Real love is putting in overtime you weren’t planning on at home so your other half can go spend time with an old friend.

Real love is making coconut cupcakes for a birthday even though you HATE coconut.

Really hate coconut.

And real love is hard. Real love is getting to know the best and worst of someone.

Real love is disagreements and hurt feelings and angry nights spent as far away from each other in a full-size bed as you can get.

Real love is having to humble yourself to ask forgiveness when you’ve done the other wrong.

Having to humble yourself again when you mess up again.

And real love is forgiving the other person even when they’ve hurt you (again) because you have chosen to spend the rest of your life loving them.

Real love isn’t always cheesy quotes or that perfectly ended movie.

Again, don’t mishear me here – when you are working through life with the love of your life there are absolutely romantic walks in the beach and high-class dates nights and moments of staring into each other’s eyes (or so I’m told.

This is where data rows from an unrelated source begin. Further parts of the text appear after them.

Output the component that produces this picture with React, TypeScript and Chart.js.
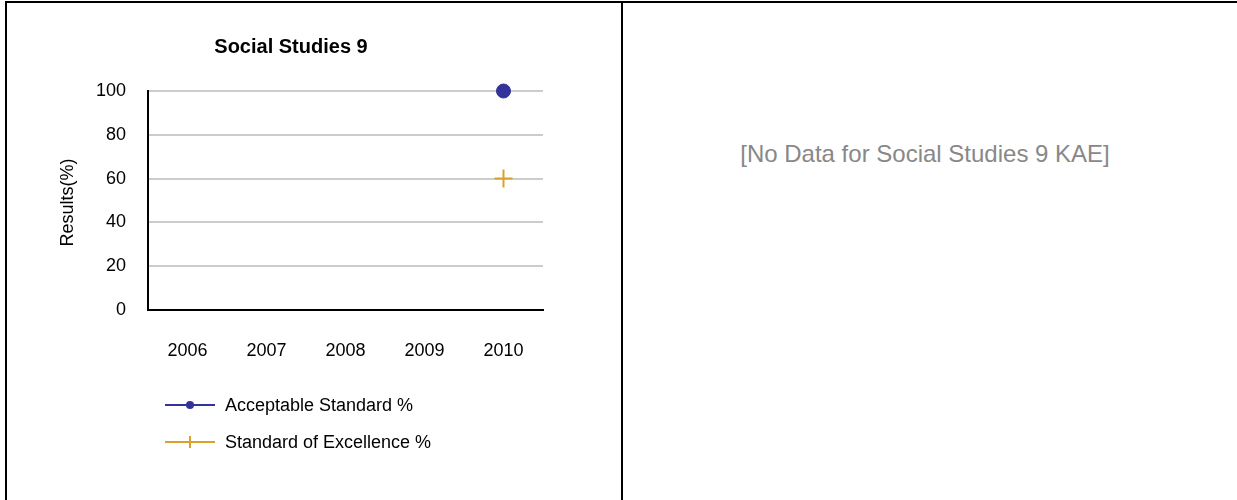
import React, { useEffect, useRef } from "react";
import { Chart, registerables } from "chart.js";

Chart.register(...registerables);

const chartTitle = "Social Studies 9";
const yAxisTitle = "Results(%)";
const years = ["2006", "2007", "2008", "2009", "2010"];
const acceptableStandard: (number | null)[] = [null, null, null, null, 100];
const standardOfExcellence: (number | null)[] = [null, null, null, null, 60];
const seriesNames = ["Acceptable Standard %", "Standard of Excellence %"];
const yMin = 0;
const yMax = 100;
const yStep = 20;
const noDataText = "[No Data for Social Studies 9 KAE]";

const FONT = "'Liberation Sans', Arial, sans-serif";
const BLUE = "#333399";
const GOLD = "#D9A12E";
const TXT = 18;

const yTitlePlugin = {
  id: "yTitle",
  afterDraw(chart: any) {
    const ctx = chart.ctx as CanvasRenderingContext2D;
    const area = chart.chartArea;
    ctx.save();
    ctx.translate(area.left - 80, (area.top + area.bottom) / 2 + 2);
    ctx.rotate(-Math.PI / 2);
    ctx.fillStyle = "#000";
    ctx.font = `${TXT}px ${FONT}`;
    ctx.textAlign = "center";
    ctx.textBaseline = "middle";
    ctx.fillText(yAxisTitle, 0, 0);
    ctx.restore();
  },
};

const legendPlugin = {
  id: "customLegend",
  afterDraw(chart: any) {
    const ctx = chart.ctx as CanvasRenderingContext2D;
    const area = chart.chartArea;
    chart.data.datasets.forEach((ds: any, i: number) => {
      const y = area.bottom + 95 + i * 37;
      const x0 = area.left + 17;
      const x1 = x0 + 50;
      const mx = (x0 + x1) / 2;
      ctx.save();
      ctx.strokeStyle = ds.borderColor;
      ctx.lineWidth = 2;
      ctx.beginPath();
      ctx.moveTo(x0, y);
      ctx.lineTo(x1, y);
      ctx.stroke();
      if (ds.pointStyle === "circle") {
        ctx.fillStyle = ds.backgroundColor;
        ctx.beginPath();
        ctx.arc(mx, y, 4, 0, Math.PI * 2);
        ctx.fill();
      } else {
        ctx.beginPath();
        ctx.moveTo(mx, y - 6);
        ctx.lineTo(mx, y + 6);
        ctx.stroke();
      }
      ctx.fillStyle = "#000";
      ctx.font = `${TXT}px ${FONT}`;
      ctx.textBaseline = "middle";
      ctx.textAlign = "left";
      ctx.fillText(ds.label, x1 + 10, y + 1);
      ctx.restore();
    });
  },
};

function ChartBox() {
  const ref = useRef<HTMLCanvasElement | null>(null);
  useEffect(() => {
    if (!ref.current) return;
    const chart = new Chart(ref.current, {
      type: "line",
      data: {
        labels: years,
        datasets: [
          {
            label: seriesNames[0],
            data: acceptableStandard,
            borderColor: BLUE,
            backgroundColor: BLUE,
            pointStyle: "circle",
            pointRadius: 7,
            pointBorderWidth: 1,
            borderWidth: 2,
            clip: false,
          },
          {
            label: seriesNames[1],
            data: standardOfExcellence,
            borderColor: GOLD,
            backgroundColor: GOLD,
            pointStyle: "cross",
            pointRadius: 9,
            pointBorderWidth: 2,
            borderWidth: 2,
            clip: false,
          },
        ],
      },
      options: {
        animation: false,
        responsive: false,
        devicePixelRatio: 1,
        layout: { padding: { left: 32, right: 32, top: 0, bottom: 0 } },
        plugins: {
          legend: { display: false },
          tooltip: { enabled: false },
          title: {
            display: true,
            text: chartTitle,
            color: "#000",
            font: { family: FONT, size: 20, weight: "bold" },
            padding: { top: 32, bottom: 32 },
          },
        },
        scales: {
          x: {
            type: "category",
            offset: true,
            grid: { display: false, drawTicks: false },
            border: { display: true, color: "#000", width: 2 },
            ticks: { color: "#000", padding: 30, font: { family: FONT, size: TXT } },
            afterFit: (s: any) => {
              s.height = 190;
            },
          },
          y: {
            min: yMin,
            max: yMax,
            grid: { color: "#cccccc", lineWidth: 2, drawTicks: false },
            border: { display: true, color: "#000", width: 2 },
            ticks: { stepSize: yStep, color: "#000", padding: 22, font: { family: FONT, size: TXT } },
            afterFit: (s: any) => {
              s.width = 109;
            },
          },
        },
      },
      plugins: [legendPlugin, yTitlePlugin],
    });
    return () => chart.destroy();
  }, []);
  return <canvas ref={ref} width={568} height={497} style={{ display: "block", width: 568, height: 497 }} />;
}

export default function App() {
  return (
    <div style={{ position: "fixed", left: 0, top: 0, width: 1237, height: 500, background: "#fff", overflow: "hidden", fontFamily: FONT }}>
      <div style={{ position: "absolute", left: 5, top: 1, width: 1240, height: 2, background: "#000" }} />
      <div style={{ position: "absolute", left: 5, top: 1, width: 2, height: 499, background: "#000" }} />
      <div style={{ position: "absolute", left: 621, top: 1, width: 2, height: 499, background: "#000" }} />
      <div style={{ position: "absolute", left: 7, top: 3 }}>
        <ChartBox />
      </div>
      <div
        style={{
          position: "absolute",
          left: 623,
          top: 138,
          width: 604,
          textAlign: "center",
          color: "#888888",
          fontSize: 24,
          lineHeight: "32px",
        }}
      >
        {noDataText}
      </div>
    </div>
  );
}
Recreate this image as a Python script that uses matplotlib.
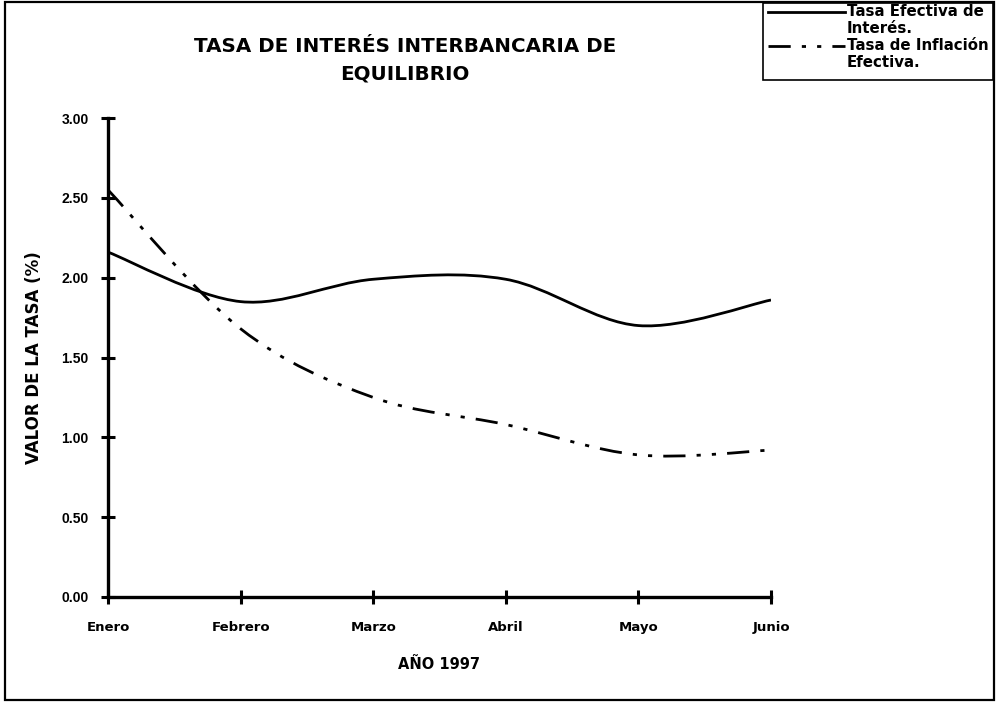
import matplotlib
matplotlib.use("Agg")
import matplotlib.pyplot as plt
from matplotlib.path import Path
from matplotlib.patches import PathPatch, Rectangle
from matplotlib.lines import Line2D

plt.rcParams['font.family'] = ['DejaVu Sans']
plt.rcParams['font.weight'] = 'bold'

# Data
months = ["Enero", "Febrero", "Marzo", "Abril", "Mayo", "Junio"]
tasa_efectiva = [2.16, 1.85, 1.99, 1.99, 1.70, 1.86]
tasa_inflacion = [2.55, 1.68, 1.25, 1.08, 0.89, 0.92]
y_ticks = [0.0, 0.5, 1.0, 1.5, 2.0, 2.5, 3.0]
series_labels = ["Tasa Efectiva de\nInterés.", "Tasa de Inflación\nEfectiva."]

W, H = 998, 708
fig = plt.figure(figsize=(W / 100, H / 100), dpi=100)
ax = fig.add_axes([108 / W, 1 - 597 / H, (771 - 108) / W, (597 - 118) / H])


def smooth_path(xs, ys):
    """Bezier path through the points (Excel-style smoothed line)."""
    pts = list(zip(xs, ys))
    n = len(pts)
    verts = [pts[0]]
    codes = [Path.MOVETO]
    for i in range(n - 1):
        p0 = pts[i - 1] if i > 0 else pts[i]
        p1 = pts[i]
        p2 = pts[i + 1]
        p3 = pts[i + 2] if i + 2 < n else pts[i + 1]
        c1 = (p1[0] + (p2[0] - p0[0]) / 6, p1[1] + (p2[1] - p0[1]) / 6)
        c2 = (p2[0] - (p3[0] - p1[0]) / 6, p2[1] - (p3[1] - p1[1]) / 6)
        verts += [c1, c2, p2]
        codes += [Path.CURVE4] * 3
    return Path(verts, codes)


x = list(range(len(months)))
solid_style = dict(color="black", lw=2.0, linestyle="-")
dash_style = dict(color="black", lw=2.0, linestyle=(0, (8, 4, 1.5, 4, 1.5, 4)))

ax.add_patch(PathPatch(smooth_path(x, tasa_efectiva), fill=False,
                       capstyle="butt", **solid_style))
ax.add_patch(PathPatch(smooth_path(x, tasa_inflacion), fill=False,
                       capstyle="butt", **dash_style))

ax.set_xlim(0, len(months) - 1)
ax.set_ylim(0, 3.0)
ax.set_xticks(x)
ax.set_xticklabels(months, fontsize=9.5, fontweight="bold")
ax.set_yticks(y_ticks)
ax.set_yticklabels([f"{v:.2f}" for v in y_ticks], fontsize=10, fontweight="bold",
                   family="Liberation Sans")
ax.tick_params(axis="both", direction="inout", length=10, width=2.2)
ax.tick_params(axis="y", pad=9)
ax.tick_params(axis="x", pad=12)

for side in ("top", "right"):
    ax.spines[side].set_visible(False)
for side in ("left", "bottom"):
    ax.spines[side].set_linewidth(2.4)

ax.set_xlabel("AÑO 1997", fontsize=10.5, fontweight="bold", labelpad=17)
ax.set_ylabel("VALOR DE LA TASA (%)", fontsize=12, fontweight="bold", labelpad=13)

fig.text(405 / W, 1 - 60 / H, "TASA DE INTERÉS INTERBANCARIA DE\nEQUILIBRIO",
         ha="center", va="center", fontsize=14.3, fontweight="bold", linespacing=1.55)

# Outer frame
fig.add_artist(Rectangle((5 / W, 1 - 700 / H), (994 - 5) / W, (700 - 2) / H,
                         transform=fig.transFigure, fill=False, lw=1.6,
                         edgecolor="black"))

# Legend box
fig.add_artist(Rectangle((763 / W, 1 - 80 / H), (993 - 763) / W, (80 - 3) / H,
                         transform=fig.transFigure, fill=False, lw=1.2,
                         edgecolor="black", facecolor="white"))
legend_rows = [(12, solid_style), (46, dash_style)]
for (ypix, style), label in zip(legend_rows, series_labels):
    fig.add_artist(Line2D([768 / W, 845 / W], [1 - ypix / H, 1 - ypix / H],
                          transform=fig.transFigure, **style))
    fig.text(847 / W, 1 - (ypix - 8) / H, label, ha="left", va="top",
             fontsize=10.8, fontweight="bold", linespacing=1.2)

fig.savefig("out.png", dpi=100)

Not so into that last one myself…).

But that’s not all love is about.

And honestly, that real in the trenches it’s your turn to get the crying baby please for the love of goodness can you do the dishes tonight love is so. much. better than anything you can imagine.

It’s so much better than movie love.

Because it’s real. It’s doing life with someone who’s been there at your best and your worst.

It’s knowing they aren’t going to walk away when things get hard because they have chosen to love you no matter what.

And it’s choosing yourself to work through the difficult moments because you too have made the decision to love them no matter what.

Real love isn’t found in perfect looking social media posts or picture perfect book endings.

Real love is shown in those hard, exhausting moments.

But moments that leave you treasuring the gift you have been given in that “special someone” to walk through life with. And having the privilege to continually choose to love them as you have been loved.

Despite them asking for coconut cupcakes on their birthday…

Life, Laughter, and who am I kidding. It's all craziness!